§ TASK GOAL: Copy out every line of the records where the string "this" occurs.

§ RECORD SET:
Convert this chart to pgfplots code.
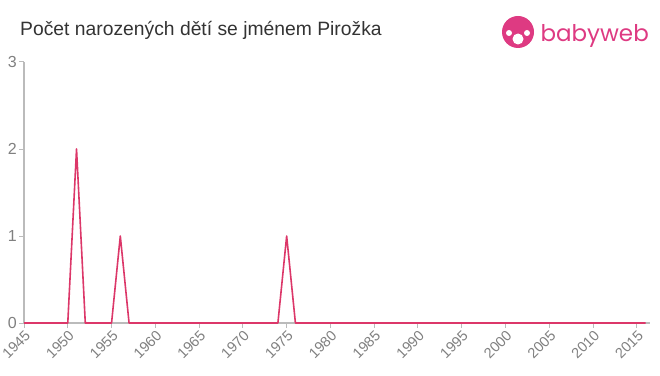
\documentclass[border=0pt]{standalone}
\usepackage{pgfplots}
\pgfplotsset{compat=1.18}
\usepackage{fontspec}
\setmainfont{Liberation Sans}
\newfontfamily\logofont{Poppins}
\definecolor{linec}{RGB}{220,55,105}
\definecolor{logoc}{RGB}{222,58,130}
\definecolor{axc}{RGB}{187,187,187}
\definecolor{tickc}{RGB}{128,128,128}
\definecolor{titc}{RGB}{51,51,51}
\begin{document}
\begin{tikzpicture}[x=1pt,y=1pt]
\path[use as bounding box] (0,0) rectangle (660,375);
\node[anchor=base west,text=titc,font=\fontsize{19.3}{22}\selectfont,inner sep=0pt] at (20,339) {Počet narozených dětí se jménem Pirožka};
\begin{axis}[
  at={(24pt,52pt)}, anchor=south west,
  scale only axis, width=626pt, height=261pt,
  xmin=1945, xmax=2016.5, ymin=0, ymax=3,
  axis x line*=bottom, axis y line*=left,
  axis line style={axc, line width=1.2pt},
  xtick={1945,1950,...,2015}, ytick={0,1,2,3},
  tick style={axc, line width=1pt},
  major tick length=5pt,
  tick align=outside,
  xticklabel style={rotate=45, anchor=north east, text=tickc, font=\fontsize{14.5}{16}\selectfont, inner sep=1pt},
  yticklabel style={text=tickc, font=\fontsize{16}{18}\selectfont, inner sep=2pt},
  /pgf/number format/assume math mode=true,
  /pgf/number format/set thousands separator={},
  clip=false,
]
\addplot[linec, line width=1.6pt, line join=round] coordinates {
(1945,0)(1950,0)(1951,2)(1952,0)(1955,0)(1956,1)(1957,0)(1974,0)(1975,1)(1976,0)(2016,0)
};
\end{axis}
% logo
\fill[logoc] (518,343) circle (16);
\fill[white] (518,336) circle (5.5);
\fill[white] (509,342) circle (3);
\fill[white] (527,342) circle (3);
\node[anchor=base west,text=logoc,font=\logofont\fontsize{23}{26}\selectfont] at (537,333) {babyweb};
\end{tikzpicture}
\end{document}
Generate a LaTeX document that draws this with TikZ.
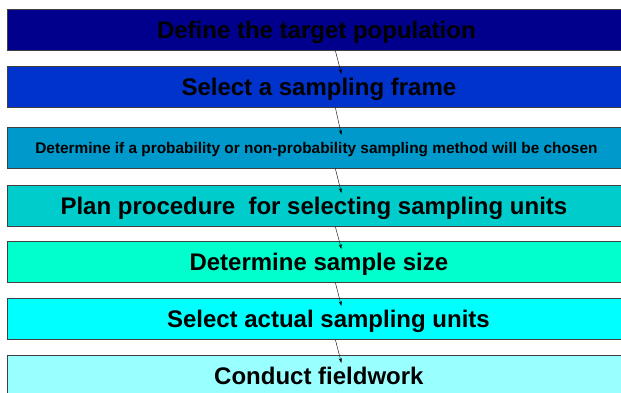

§ SOLUTION:
Convert this chart to pgfplots code.
Generate a LaTeX document that draws this with TikZ.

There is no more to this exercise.